The following discussion occurred on the Roots Web Cassidy exchange in July 1999:
Why so many Cassidy variations? (1) Immigration officials who weren’t wonderful spellers; and (2) Spelling the name as they heard the people pronounce it. Caiside in Irish is CAW-SHI-DUH.
Nancy Cassada Nelson:
My name is Nancy Cassada Nelson, and thereby hangs a tale. A few years ago when I was getting divorced & planning to resume my maiden name, my daughter, knowing how caught up I was in the family history, suggested that instead of just becoming “Nancy Ruth Nelson” again, I should take this opportunity to rename myself. Her reasoning was that “two last names are classier than two first names.”
Casada was my grandmother’s maiden name, and the photos, letters and Bible pages that my mother had treasured formed the beginning of my family search. The first “new” relatives that I located, back in those pre-Internet days, were from the Casada branch. My daughter suggested that I use the Michiganers’ “Cassada” with 2 SS’s, thinking it would help folks to pronounce it better. That doesn’t seem to work, but it does attract interest, and at the office of the doctor, dentist, any one at all with multiple Nancy Nelsons, I do stand out. But I sometimes regret that I didn’t retain our “classic” spelling of Casada.

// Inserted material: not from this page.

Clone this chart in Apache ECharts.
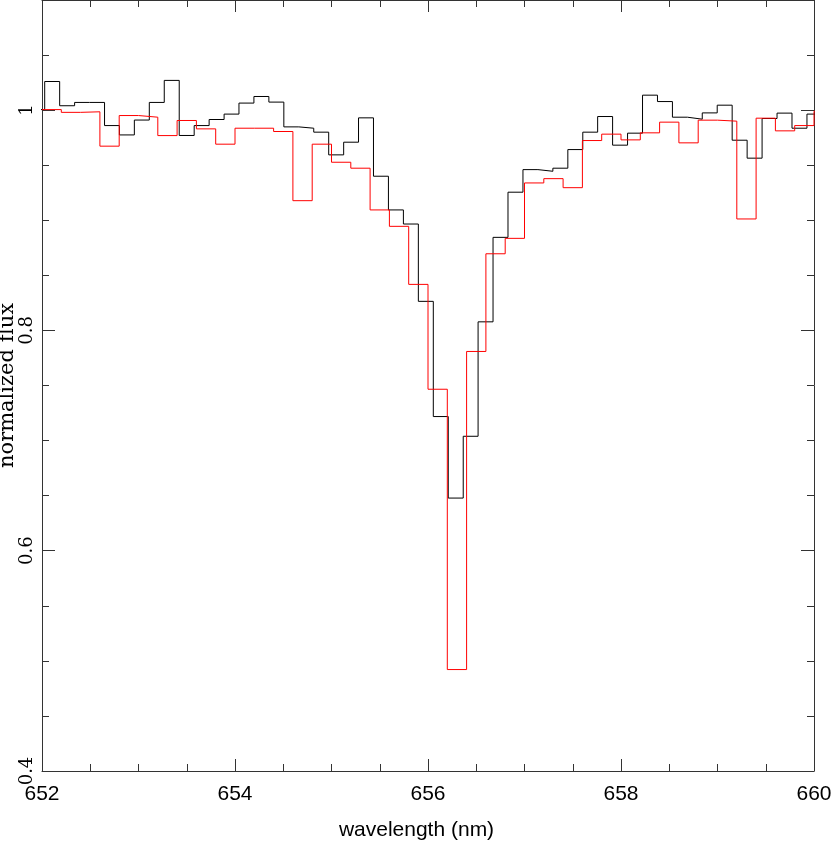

I know that my great grandfather signed his name that way and it appears that his father and grandfather did so as well. My East Tennessee grandmother spelled her name Casada and pronounced it “Cassidy.” Family who went to Iowa in 1840’s apparently retained pronunciation; spelling there is now Casaday or variations thereof. Folks who went to Michigan in early 1900’s spell it Cassada and say “Cass Uh Duh”.
Only one generation removed from the East Tennessee folks, they are real surprised to learn the “correct” pronunciation. You read all kinds of dramatic and involved stories about “why Uncle Jim changed the spelling” — I think that even those who could read and write in the 19th century didn’t think the spelling was that important. And, of course, just because it is spelled a certain way by a census taker in 1870, doesn’t mean anyone else ever spelled it that way.
Here’s something I’ve read & it seems to hold up: when you find deeds, wills, etc in the courthouse, what you are finding is a copy of the original made by a clerk. The clerk also copies the signatures at the bottom. That’s why you find that little drawing that says “seal”, the original had the seal. The name within the document may be spelled however this clerk, or the one who wrote the original deed, thinks it should be spelled. The signature or signatures should have been copied exactly as they appeared on the original and are thus the way your ancestor spelled his name. That day, at least.
Different Cassidy spellings are because the original name is Gaelic and English “translations” of that vary. Pronunciation also varies slightly. Think of how differently the same word can be pronounced in parts of the U.S. And the further back you go, the more unreliable spelling is.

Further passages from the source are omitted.